The former health secretary would be an outside bet in a leadership race as a One Nation contender. Entering parliament at the same time as Rishi Sunak in 2015, she only joined the Cabinet in November last year as health secretary, where she faced the familiar problem of long waiting lists and junior doctors’ strikes. While a run for office is a possibility, Atkins may judge this contest isn’t the one for her.

Who’s ruled themselves out?

Jeremy Hunt

The former chancellor has already had two shots at the leadership in 2019 and 2022, coming second to Boris Johnson first time around. After narrowly holding his Surrey seat of Godalming and Ash, Hunt confirmed he did not think it was third time lucky: “No … that time has passed,” he told GB News.
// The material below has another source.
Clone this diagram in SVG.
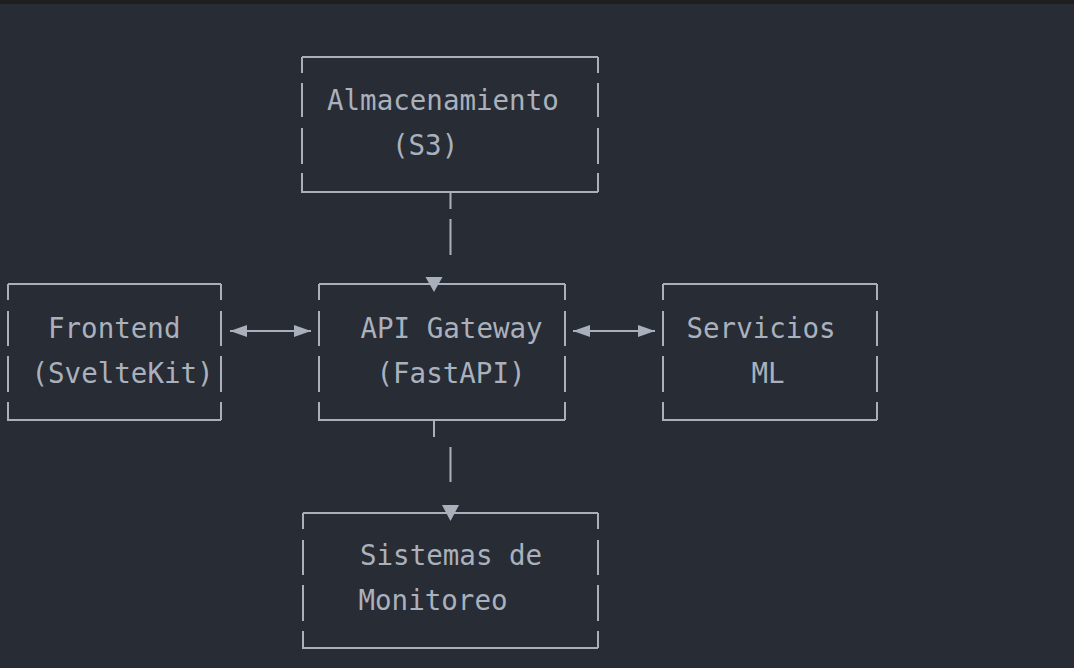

Who’s already out of the race?

No Tory who lost their seat at the election can stand — for now. Numerous big beasts including former Commons Leader Penny Mordaunt (who twice ran for the leadership), ex-Defense Secretary Grant Shapps and former Transport Secretary Mark Harper were all defeated. Until they find a constituency to stand in, perhaps in a convenient by-election, they’ll just be a voter in the race rather than a participant.

Ultimate dark horse

Boris Johnson

No Tory leadership race would be complete without mentioning the former PM. While Johnson did wear the crown as prime minister from 2019 to 2022, he’s no longer in parliament, which makes a bid tricky. The rapturous reception he received at a Tory rally just before polling day shows there is still lots of support for him. Might he be persuaded to make a shock return?